All of this haunts Mel, whose own relationship with Erica was strained, at times. He acknowledges he could be extremely hard on his daughter and that he force fed her golf.

LPGA pro Irene Coe (nee Cho), a close friend to Erica, told police that Mel was “verbally abusive,” according to the “Outside the Lines” report. Another friend told Sports Illustrated that Mel and Erica were “often at each other’s throats.” They went six months without speaking to each other before repairing their relationship six weeks before her death.

“I think the majority of people are going to feel, here is a guy whose daughter died and he doesn’t want to take responsibility as a parent, that he wants to blame the world,” Blasberg said. “I get that, but if those people were really there, they wouldn’t feel that. My testimony was clear that just wasn’t the case.

“When I was on `Outside the Lines,’ I said we all have to take responsibility. Erica made a decision. I’m a parent, so I have to take some responsibility for not being more aware, although I was certainly always concerned about her. But, ultimately the people around her are equally as responsible.

“I think Erica and I had an amazing relationship. We both understood who we were, and we were fine with each other. For people looking in from the outside, I don’t think they understood it. I think she knew I would make any sacrifice for her.”

Even believing that, Mel carries a weighty regret about his relationship with his daughter. He knew she was painfully lonely.

His voice cracked, and he had to pause to collect himself expressing what he regrets most.

“Golf isn’t who Erica was, it’s what she did,” Mel said. “I don’t think I made it clear how important she was, and that golf was important, but it was not nearly as important as who she was. That’s what I regret.”

Blasberg believes Erica wanted him to “tell her story.” He believes other young women coming up in the game struggle with depression, or will struggle with it. He believes Erica’s story can help them avoid a similar fate, but there’s frustration telling it. He teamed with a writer, and they put together two chapters of a book proposal and offered it up to publishers.

“There’s been no interest,” Blasberg said.

The civil trial was important to Blasberg, a driving force in his life outside of teaching the game. Now, there’s yet again regrouping to do. While he continues to teach golf at Eagle Glen Golf Club in Corona, the same course he taught Erica to play, Mel says he lives a sheltered personal life.
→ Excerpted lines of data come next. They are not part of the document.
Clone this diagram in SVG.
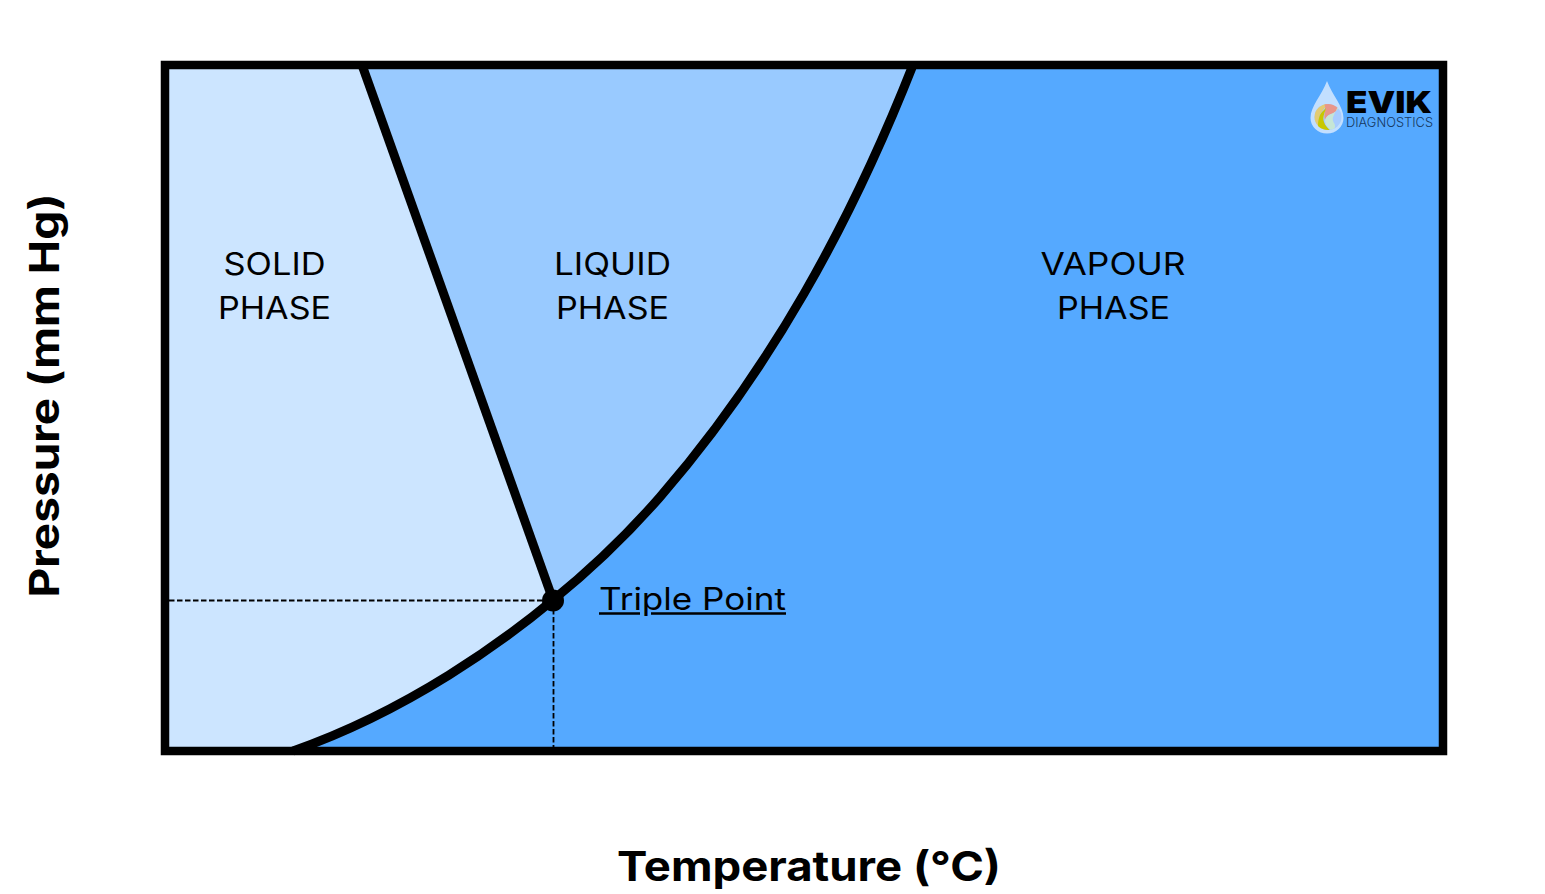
<svg xmlns="http://www.w3.org/2000/svg" width="1545" height="894" viewBox="0 0 1545 894">
<style>
.l{font-family:"Inter","Noto Sans","Liberation Sans",sans-serif;font-size:31px;fill:#000;text-anchor:middle}
.a{font-family:"Inter","Noto Sans","Liberation Sans",sans-serif;font-size:41px;font-weight:700;fill:#000;text-anchor:middle}
.c{fill:none;stroke:#000;stroke-width:9}
.d{fill:none;stroke:#000;stroke-width:1.800;stroke-dasharray:5.500 2.500}
</style>
<defs><clipPath id="ball"><ellipse cx="1328" cy="117" rx="13.500" ry="13"/></clipPath></defs>
<rect width="1545" height="894" fill="#fff"/>
<g id="regions">
<rect id="vapour-region" x="165" y="65" width="1278" height="686" fill="#55a9ff"/>
<path id="liquid-region" d="M362 65H913C850 225 770 370 660 497C625 537 590 570 553 600Z" fill="#99caff"/>
<path id="solid-region" d="M165 65H362L553 600C505 640 410 710 293 751H165Z" fill="#cce5ff"/>
</g>
<g id="connectors">
<path class="d" d="M169 600.500H553"/>
<path class="d" d="M553.500 601V747"/>
<path class="c" d="M362 65L553 600"/>
<path class="c" d="M913 65C850 225 770 370 660 497C625 537 590 570 553 600C505 640 410 710 293 751"/>
</g>
<g id="triple-point">
<circle cx="553" cy="600.500" r="11"/>
<text x="692.500" y="610" font-family="Inter,'Noto Sans','Liberation Sans',sans-serif" font-size="31" text-anchor="middle" textLength="187" lengthAdjust="spacingAndGlyphs">Triple Point</text>
<path d="M599 613.500H640M651 613.500H786" stroke="#000" stroke-width="2.500"/>
</g>
<g id="solid-label"><text class="l" x="274.500" y="275" textLength="102" lengthAdjust="spacingAndGlyphs">SOLID</text><text class="l" x="274.500" y="319" textLength="113" lengthAdjust="spacingAndGlyphs">PHASE</text></g>
<g id="liquid-label"><text class="l" x="612.500" y="275" textLength="117" lengthAdjust="spacingAndGlyphs">LIQUID</text><text class="l" x="612.500" y="319" textLength="113" lengthAdjust="spacingAndGlyphs">PHASE</text></g>
<g id="vapour-label"><text class="l" x="1113" y="275" textLength="145" lengthAdjust="spacingAndGlyphs">VAPOUR</text><text class="l" x="1113.500" y="319" textLength="113" lengthAdjust="spacingAndGlyphs">PHASE</text></g>
<g id="frame"><rect fill="none" stroke="#000" stroke-width="8.500" x="165" y="65" width="1278" height="686"/></g>
<g id="x-axis-label"><text class="a" x="809" y="881" textLength="384" lengthAdjust="spacingAndGlyphs">Temperature (°C)</text></g>
<g id="y-axis-label"><text class="a" transform="translate(59 395.500) rotate(-90)" x="0" y="0" textLength="404" lengthAdjust="spacingAndGlyphs">Pressure (mm Hg)</text></g>
<g id="logo">
<path d="M1327 81C1322 95 1310.500 106 1310.500 118A16.500 15.500 0 0 0 1343.500 118C1343.500 106 1332 95 1327 81Z" fill="#c2dfff"/>
<g clip-path="url(#ball)">
<rect x="1314" y="103" width="28" height="28" fill="#a8ccff"/>
<path d="M1314 103H1328C1324 110 1320 112 1319 118C1318 124 1322 128 1327 131H1314Z" fill="#e3cb72"/>
<path d="M1324 103H1337C1340 108 1336 112 1331 114C1328 115 1326 117 1325 120C1323 114 1327 110 1324 103Z" fill="#e8968a"/>
<path d="M1319 118C1320 113 1323 111 1326 108C1325 113 1322 117 1324 122C1325 126 1329 129 1331 131H1320C1317 128 1318 122 1319 118Z" fill="#c8c800"/>
<path d="M1331 114C1336 112 1339 109 1338 106C1334 116 1331 118 1334 123C1336 126 1335 129 1332 131C1328 128 1325 125 1325 120C1326 117 1328 115 1331 114Z" fill="#c6e6d6"/>
</g>
<text x="1346" y="113" font-family="Inter,'Liberation Sans',sans-serif" font-size="30" font-weight="900" textLength="86" lengthAdjust="spacingAndGlyphs">EVIK</text>
<text x="1346" y="127" font-family="Inter,'Liberation Sans',sans-serif" font-size="13" font-weight="300" fill="#15375e" textLength="87" lengthAdjust="spacingAndGlyphs">DIAGNOSTICS</text>
</g>
</svg>
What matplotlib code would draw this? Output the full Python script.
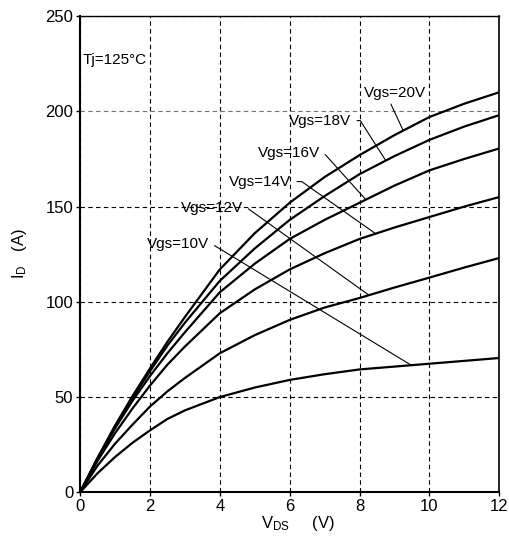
import numpy as np
import matplotlib
matplotlib.use('Agg')
import matplotlib.pyplot as plt

plt.rcParams['font.family'] = ['Liberation Sans', 'DejaVu Sans']
plt.rcParams['mathtext.fontset'] = 'custom'
plt.rcParams['mathtext.rm'] = 'Liberation Sans'
plt.rcParams['mathtext.it'] = 'Liberation Sans'

# V_DS (V)
vds = [0, 0.5, 1, 1.5, 2, 2.5, 3, 4, 5, 6, 7, 8, 9, 10, 11, 12]
# I_D (A) for each gate voltage
id_20v = [0, 18, 35, 50.5, 65, 79, 92, 117, 136, 152, 165.5, 177, 187.5, 197, 204, 210]
id_18v = [0, 18, 34.5, 49.5, 63.5, 77, 89, 111, 128, 143, 155.5, 167, 176.5, 185, 192, 198]
id_16v = [0, 17.5, 33.5, 48, 61, 73, 84, 105, 120, 133, 143, 152, 161, 169, 175, 180.5]
id_14v = [0, 16.5, 31, 44, 56, 67, 76.5, 94, 106.5, 117, 125.5, 133, 139, 144.5, 150, 155]
id_12v = [0, 14, 25.5, 35.5, 45, 53, 60, 73, 82.5, 90.5, 97, 102, 107.5, 112.7, 118, 123]
id_10v = [0, 10, 18.5, 26, 32.5, 38.5, 43, 50, 55, 59, 62, 64.5, 66, 67.5, 69, 70.5]

labels = ['Vgs=20V', 'Vgs=18V', 'Vgs=16V', 'Vgs=14V', 'Vgs=12V', 'Vgs=10V']
curves = [id_20v, id_18v, id_16v, id_14v, id_12v, id_10v]

fig = plt.figure(figsize=(5.1, 5.4), dpi=100)
ax = fig.add_axes([0.157, 0.0883, 0.822, 0.882])

for c in curves:
    ax.plot(vds, c, color='black', lw=1.6, solid_capstyle='round')

ax.set_xlim(0, 12)
ax.set_ylim(0, 250)
ax.set_xticks(range(0, 13, 2))
ax.set_yticks(range(0, 251, 50))
ax.tick_params(direction='out', length=3, width=1, labelsize=12, pad=2, color='black')

ax.grid(True, color='black', ls=(0, (4, 3)), lw=0.8)
ygl = ax.get_ygridlines()
ygl[4].set_color('0.45')

for s in ['left', 'bottom']:
    ax.spines[s].set_linewidth(1.5)
ax.spines['top'].set_linewidth(1.0)
ax.spines['right'].set_linewidth(1.2)

ax.set_xlabel(r'$\mathregular{V_{DS}}$     (V)', fontsize=12, labelpad=0)
ax.xaxis.set_label_coords(0.52, -0.045)
ax.set_ylabel(r'$\mathregular{I_{D}}$   (A)', fontsize=12, labelpad=12)

ax.text(0.08, 227, 'Tj=125°C', fontsize=11, ha='left', va='center')

# label text centre, point on curve (x), angle of the leader's diagonal
ann = [
    ((9.02, 209.6), 9.25, None),
    ((6.88, 195.1), 8.75, -57.5),
    ((5.99, 178.3), 8.18, -48),
    ((5.16, 163.1), 8.46, -35.2),
    ((3.77, 149.1), 8.27, -35.6),
    ((2.81, 130.2), 9.48, -31.3),
]
for lab, c, (txy, px, ang) in zip(labels, curves, ann):
    py = np.interp(px, vds, c)
    if ang is None:
        props = dict(arrowstyle='-', lw=0.8, color='black', shrinkA=1, shrinkB=0,
                     relpos=(0.4, 0.0))
    else:
        props = dict(arrowstyle='-', lw=0.8, color='black', shrinkA=2, shrinkB=0,
                     relpos=(1.0, 0.5),
                     connectionstyle='angle,angleA=0,angleB=%g,rad=0' % ang)
    ax.annotate(lab, xy=(px, py), xytext=txy, textcoords='data', fontsize=11,
                ha='center', va='center', arrowprops=props)

fig.savefig('out.png', dpi=100)
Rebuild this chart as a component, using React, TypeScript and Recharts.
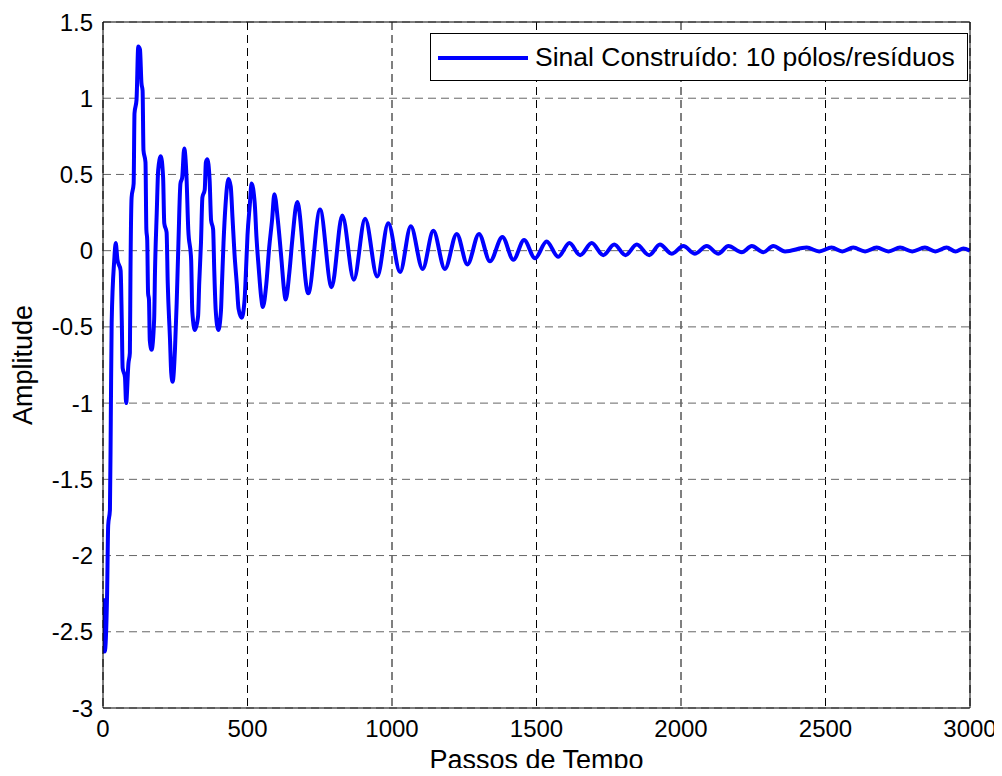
import React from "react";
import {
  LineChart,
  Line,
  XAxis,
  YAxis,
  CartesianGrid,
  Legend,
  Label,
} from "recharts";

// passos de tempo (eixo x)
const passos = [
  0, 6, 14, 18, 24, 27, 30, 39, 44, 50, 61, 65, 68, 76, 80, 88, 93, 95, 99,
  106, 109, 116, 122, 128, 133, 137, 140, 147, 150, 153, 156, 159, 162, 168,
  177, 180, 186, 191, 200, 208, 212, 220, 224, 232, 236, 241, 249, 255, 261,
  268, 274, 281, 289, 295, 305, 309, 318, 329, 333, 339, 344, 352, 356, 361,
  369, 374, 381, 385, 390, 399, 408, 412, 417, 424, 434, 442, 448, 455, 463,
  469, 480, 490, 495, 500, 508, 514, 525, 531, 539, 547, 553, 565, 575, 585,
  593, 605, 618, 626, 632, 645, 655, 672, 710, 751, 791, 828, 868, 907, 949,
  987, 1028, 1065, 1106, 1143, 1183, 1224, 1261, 1301, 1339, 1382, 1420, 1457,
  1495, 1535, 1575, 1614, 1651, 1691, 1731, 1769, 1808, 1847, 1890, 1927, 1968,
  2008, 2048, 2089, 2129, 2164, 2210, 2245, 2285, 2319, 2360, 2435, 2478, 2521,
  2558, 2596, 2637, 2677, 2718, 2758, 2800, 2844, 2880, 2919, 2950, 2977, 3000,
];

// amplitude do sinal construído
const amplitude = [
  -2.28, -2.63, -2.27, -1.8, -1.7, -1.1, -0.47, -0.06, 0.05, -0.06, -0.13,
  -0.46, -0.77, -0.83, -1.0, -0.74, -0.67, -0.16, 0.35, 0.44, 0.9, 0.99, 1.34,
  1.32, 1.1, 1.05, 0.66, 0.58, 0.14, 0.07, -0.28, -0.32, -0.59, -0.65, -0.45,
  -0.13, 0.25, 0.53, 0.62, 0.48, 0.18, 0.12, -0.21, -0.59, -0.8, -0.86, -0.65,
  -0.34, 0.05, 0.44, 0.48, 0.67, 0.48, 0.14, -0.06, -0.4, -0.52, -0.43, -0.21,
  0.05, 0.35, 0.4, 0.58, 0.6, 0.46, 0.2, 0.14, -0.13, -0.39, -0.52, -0.4, -0.2,
  0.05, 0.3, 0.47, 0.42, 0.22, -0.02, -0.22, -0.38, -0.44, -0.32, -0.12, 0.1,
  0.3, 0.44, 0.31, 0.09, -0.12, -0.3, -0.37, -0.22, 0.02, 0.2, 0.37, 0.2,
  -0.07, -0.25, -0.32, -0.14, 0.07, 0.32, -0.28, 0.27, -0.24, 0.23, -0.19,
  0.21, -0.17, 0.18, -0.14, 0.16, -0.12, 0.13, -0.12, 0.11, -0.09, 0.11, -0.07,
  0.09, -0.06, 0.07, -0.05, 0.06, -0.04, 0.05, -0.03, 0.05, -0.03, 0.04, -0.03,
  0.04, -0.03, 0.04, -0.02, 0.03, -0.02, 0.03, -0.02, 0.03, -0.01, 0.03, -0.01,
  0.03, -0.005, 0.02, -0.005, 0.02, -0.005, 0.02, -0.005, 0.02, -0.005, 0.02,
  -0.005, 0.02, -0.005, 0.02, -0.005, 0.015, 0.0,
];

const xTicks = [0, 500, 1000, 1500, 2000, 2500, 3000];
const yTicks = [-3, -2.5, -2, -1.5, -1, -0.5, 0, 0.5, 1, 1.5];
const nomeSerie = "Sinal Construído: 10 pólos/resíduos";

const data = passos.map((p, i) => ({ passo: p, amp: amplitude[i] }));

const fonte = "'Liberation Sans', Arial, Helvetica, sans-serif";

const LegendBox = () => (
  <div
    style={{
      border: "1px solid #000",
      background: "#fff",
      height: 46,
      display: "flex",
      alignItems: "center",
      fontFamily: fonte,
      fontSize: 26.5,
      color: "#000",
    }}
  >
    <svg width={104} height={46} style={{ flex: "none" }}>
      <line x1={7} x2={97} y1={24} y2={24} stroke="#0000ff" strokeWidth={4} />
    </svg>
    <span style={{ whiteSpace: "nowrap" }}>{nomeSerie}</span>
  </div>
);

export default function App() {
  return (
    <div style={{ marginBottom: -8 }}>
      <LineChart
        width={994}
        height={768}
        data={data}
        margin={{ top: 14, right: 32, left: 0, bottom: 0 }}
        style={{ fontFamily: fonte }}
      >
        {/* grade: verticais pretas, horizontais cinzentas */}
        <CartesianGrid
          xAxisId="x"
          yAxisId="y"
          horizontal={false}
          stroke="#000"
          strokeDasharray="8 5"
        />
        <CartesianGrid
          xAxisId="x"
          yAxisId="y"
          vertical={false}
          stroke="#666"
          strokeDasharray="8 5"
        />
        <XAxis
          xAxisId="x"
          type="number"
          dataKey="passo"
          domain={[0, 3000]}
          ticks={xTicks}
          height={68}
          tickLine={false}
          tickSize={6}
          tickMargin={6}
          stroke="#000"
          tick={{ fill: "#000", fontSize: 24 }}
          allowDataOverflow
        >
          <Label
            value="Passos de Tempo"
            position="insideBottom"
            offset={7}
            fill="#000"
            fontSize={27}
          />
        </XAxis>
        <XAxis
          xAxisId="xin"
          type="number"
          domain={[0, 3000]}
          ticks={xTicks}
          mirror
          tick={false}
          tickSize={7}
          axisLine={false}
          stroke="#000"
        />
        <XAxis
          xAxisId="xtop"
          orientation="top"
          type="number"
          domain={[0, 3000]}
          ticks={xTicks}
          mirror
          tick={false}
          tickSize={7}
          stroke="#000"
        />
        <YAxis
          yAxisId="y"
          type="number"
          domain={[-3, 1.5]}
          ticks={yTicks}
          width={95}
          tickLine={false}
          tickSize={6}
          tickMargin={4}
          stroke="#000"
          tick={{ fill: "#000", fontSize: 24 }}
          allowDataOverflow
        >
          <Label
            value="Amplitude"
            angle={-90}
            position="insideLeft"
            offset={14}
            fill="#000"
            fontSize={27}
            style={{ textAnchor: "middle" }}
          />
        </YAxis>
        <YAxis
          yAxisId="yin"
          type="number"
          domain={[-3, 1.5]}
          ticks={yTicks}
          mirror
          tick={false}
          tickSize={7}
          axisLine={false}
          stroke="#000"
        />
        <YAxis
          yAxisId="yright"
          orientation="right"
          type="number"
          domain={[-3, 1.5]}
          ticks={yTicks}
          mirror
          tick={false}
          tickSize={7}
          stroke="#000"
        />
        <Legend
          layout="vertical"
          align="center"
          verticalAlign="middle"
          wrapperStyle={{ top: 25, left: 422, width: 538 }}
          content={() => <LegendBox />}
        />
        <Line
          xAxisId="x"
          yAxisId="y"
          type="monotone"
          dataKey="amp"
          name={nomeSerie}
          stroke="#0000ff"
          strokeWidth={4}
          dot={false}
          activeDot={false}
          isAnimationActive={false}
        />
      </LineChart>
    </div>
  );
}
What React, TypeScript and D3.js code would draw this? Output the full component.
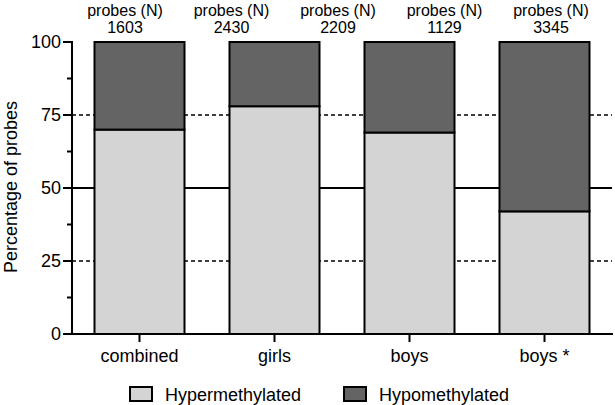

He was divorced from Erica’s mom, Debbie, before Erica’s death.

“When I open the door to my place and close it behind me, I’ve made a conscious decision not to be around anyone or anything,” Blasberg said. “I know it’s unhealthy, but it’s the way I feel. It seems like the weight of everything, it just inhibits me from moving on. I’m not looking for sympathy, it’s just the reality.”

Erica is interred at Pacific View Memorial Park just outside Newport Beach, Calif. A beautiful stone with a photo of Erica marks her resting place.

“We feel you with us when we dream of all things special,” the inscription reads, in part. “When we take our final breath, we know we’ll be with you.”

For Mel Blasberg, there’s a struggle moving beyond the dreams.